◆ **TASK TO COMPLETE**
Print word for word the first line of the listing below and every line after it, through the line with "ax = fig.add_axes([0.0703, 0.0716, 0.952, 0.8508])". Leave out the pictures and the rest.

◆ **DATA SECTION**

<<<<

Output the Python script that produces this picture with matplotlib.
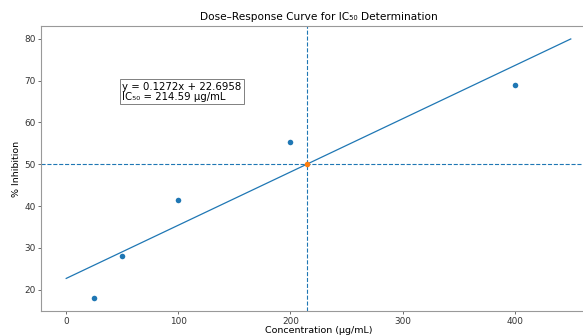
import numpy as np
import matplotlib
matplotlib.use("Agg")
import matplotlib.pyplot as plt

conc = [25, 50, 100, 200, 400]
inhibition = [18.0, 28.0, 41.5, 55.3, 69.0]
slope = 0.1272
intercept = 22.6958
ic50 = 214.59
line_x = [0, 450]

fig = plt.figure(figsize=(5.83, 3.35), dpi=100)
ax = fig.add_axes([0.0703, 0.0716, 0.952, 0.8508])

ax.scatter(conc, inhibition, s=16, color="C0", zorder=3, linewidths=0)
lx = np.array(line_x)
ax.plot(lx, slope * lx + intercept, color="C0", lw=0.9)
ax.axhline(50, color="C0", ls="--", lw=0.8)
ax.axvline(ic50, color="C0", ls="--", lw=0.8)
ax.scatter([ic50], [50], s=16, color="C1", zorder=4, linewidths=0)

ax.text(50, 65.4, "y = 0.1272x + 22.6958\nIC\u2085\u2080 = 214.59 \u03bcg/mL",
        fontsize=7.3, linespacing=1.0,
        bbox=dict(facecolor="white", edgecolor="gray", pad=1.8, lw=0.7))

ax.set_title("Dose\u2013Response Curve for IC\u2085\u2080 Determination", fontsize=7.6, pad=4)
ax.set_xlabel("Concentration (\u03bcg/mL)", fontsize=6.8, labelpad=0.5)
ax.set_ylabel("% Inhibition", fontsize=6.8, labelpad=2)
ax.tick_params(labelsize=6.4, length=2, width=0.5, pad=2, colors="#333333")
for s in ax.spines.values():
    s.set_color("#999999")
    s.set_linewidth(0.8)

fig.savefig("out.png", dpi=100)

>>>>

◆ **RESPONSE BELOW**
Output the Python script that produces this picture with matplotlib.
import numpy as np
import matplotlib
matplotlib.use("Agg")
import matplotlib.pyplot as plt

conc = [25, 50, 100, 200, 400]
inhibition = [18.0, 28.0, 41.5, 55.3, 69.0]
slope = 0.1272
intercept = 22.6958
ic50 = 214.59
line_x = [0, 450]

fig = plt.figure(figsize=(5.83, 3.35), dpi=100)
ax = fig.add_axes([0.0703, 0.0716, 0.952, 0.8508])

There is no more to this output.